Area: Rhodes, Rhodos: Aristonomos, magistrate
Period: Circa 275-250 BC.
Denomination: AR Didrachm
Obverse: Head of Helios facing slightly right.
Reverse: Rose with bud to right; APIΣTONOMOΣ above; to left, prow right. "P - O" in lower field.
Reference: Ashton 180; SNG Keckman 487; HGC 6, 1439, GCV 5040
Weight: 6.8 gms
Diameter: 19.4 mm
Comment: The island of Rhodes was said to be born of the union of Helios the sun god and the nymph Rhodos, and the cities were named for their three sons. The rhoda is a pink hibiscus native to the island.

Rhodes, Rhodos

Rhodes is the largest of the Dodecanese islands in the South Aegean. It is located northeast of Crete, southeast of Athens and just off the Anatolian coast of Turkey.

In the 16th century BC, the Minoans came to Rhodes and in the 15th century BC, Mycenaean Greeks invaded. After the Bronze Age collapse, the first renewed outside contacts were with Cyprus.

In the 8th century BC, the island's settlements started to form, with the coming of the Dorians, who built the three important cities of Lindos, Ialyssos and Kameiros, which together with Kos, Cnidus and Halicarnassus (on the mainland) made up the so-called Dorian Hexapolis (Greek for six cities).

The Persians invaded and overran the island, but they were in turn defeated by forces from Athens in 478 BC. The Rhodian cities joined the Athenian League. When the Peloponnesian War broke out in 431 BC, Rhodes remained largely neutral, although it remained a member of the League. The war lasted until 404 BC, but by this time Rhodes had withdrawn entirely from the conflict and decided to go her own way.

In 408 BC, the cities united to form one territory. They built the city of Rhodes, a new capital on the northern end of the island.

In 357 BC, the island was conquered by the king Mausolus of Caria, then it fell again to the Persians in 340 BC. Their rule was also short.

Rhodes then became a part of the growing empire of Alexander the Great in 332 BC, after he defeated the Persians.

In 305 BC, Antigonus directed his son, Demetrius, to besiege Rhodes in an attempt to break its alliance with Egypt.

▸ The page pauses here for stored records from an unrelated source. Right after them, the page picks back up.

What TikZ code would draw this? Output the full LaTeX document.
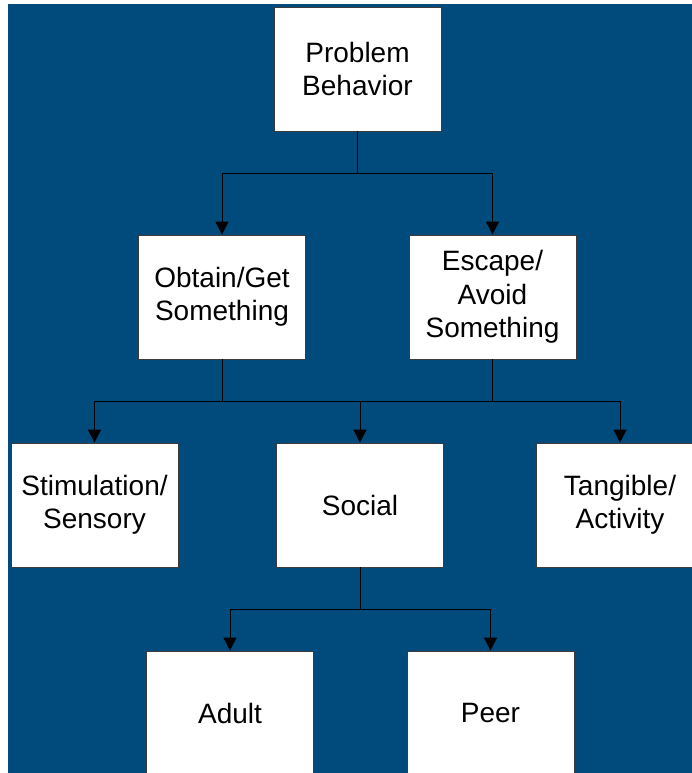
\documentclass[tikz,border=0pt]{standalone}
\usepackage{fontspec}
\setmainfont{Liberation Sans}
\usetikzlibrary{arrows.meta}
\definecolor{navy}{RGB}{0,74,124}
\definecolor{edgegray}{RGB}{60,60,60}
\tikzset{
  box/.style={draw=edgegray, line width=0.8bp, fill=white, minimum width=167bp,
    minimum height=124bp, align=center, inner sep=0pt,
    font=\fontsize{28bp}{33.5bp}\selectfont},
  link/.style={draw=black, line width=0.9bp},
  arr/.style={link, -{Triangle[length=13bp,width=13bp]}}
}
\begin{document}
\begin{tikzpicture}[x=1bp, y=-1bp]
  \useasboundingbox (0,0) rectangle (692,773);
  \clip (0,0) rectangle (692,773);
  % page backdrop
  \fill[white] (0,0) rectangle (692,773);
  \fill[navy] (8,4) rectangle (692,773);

  % boxes
  \node[box] (pb)    at (357.5,69)  {Problem\\Behavior};
  \node[box] (obt)   at (222,297)   {Obtain/Get\\Something};
  \node[box] (esc)   at (492.5,297) {Escape/\\Avoid\\Something};
  \node[box] (stim)  at (94.5,505)  {Stimulation/\\Sensory};
  \node[box] (soc)   at (360,505)   {Social};
  \node[box] (tang)  at (620,505)   {Tangible/\\Activity};
  \node[box] (adult) at (230,713)   {Adult};
  \node[box] (peer)  at (490.5,713) {Peer};

  % junction points of the bus lines
  \path (pb.south)  ++(0,42) coordinate (j1);
  \path (obt.south) ++(0,42) coordinate (j2);
  \path (esc.south) ++(0,42) coordinate (j3);
  \path (soc.south) ++(0,42) coordinate (j4);

  % first level
  \draw[link] (pb.south) -- (j1);
  \draw[arr] (j1) -| (obt.north);
  \draw[arr] (j1) -| (esc.north);

  % second level
  \draw[link] (obt.south) -- (j2);
  \draw[link] (esc.south) -- (j3);
  \draw[link] (j2) -- (j3);
  \draw[arr] (j2) -| (stim.north);
  \draw[arr] (j3) -| (tang.north);
  \draw[arr] (soc.north |- j2) -- (soc.north);

  % third level
  \draw[link] (soc.south) -- (j4);
  \draw[arr] (j4) -| (adult.north);
  \draw[arr] (j4) -| (peer.north);
\end{tikzpicture}
\end{document}
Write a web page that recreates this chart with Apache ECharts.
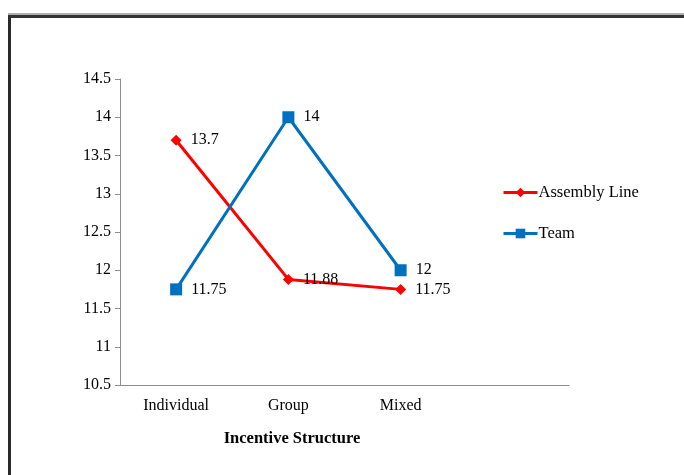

Demetrius created huge siege engines, including a 180 foot battering ram and a siege tower named Helepolis that weighed 360,000 pounds. Despite this engagement, in 304 BC after only one year, he relented and signed a peace agreement, leaving behind a huge store of military equipment. The Rhodians sold the equipment and used the money to erect a statue of their sun god, Helios, the statue since called the Colossus of Rhodes.

Throughout the 3rd century BC, Rhodes attempted to secure her independence and her commerce, most especially her virtual control over the grain trade in the eastern Mediterranean. Both of these goals were dependent upon no one of the three great Hellenistic states achieving dominance, and consequently the Rhodians pursued a policy of maintaining a balance of power among the Antigonids, Seleucids and Ptolemies, even if that meant going to war with her traditional ally, Egypt. To this end they employed as leverage their economy and their excellent navy, which was manned by proverbially the finest sailors in the Mediterranean world. The Rhodians also established their dominance on the shores of Caria across their island, which became known as the "Rhodian Peraia".

In 201 BC, Rhodes and Pergamum appealed to the Romans for help against Philip V of Macedon. The result was the Second Macedonian War (200-196 BC), which ended Macedon's role as a major player and preserved Rhodian independence.

After the Third Macedonian War (171-168 BC), Rhodes lost its favoured status with Rome and became part of the Roman Empire.

In the 1st century AD, the Emperor Tiberius spent a brief term of exile on Rhodes. Saint Paul brought Christianity to people on the island. Rhodes reached her zenith in the 3rd century.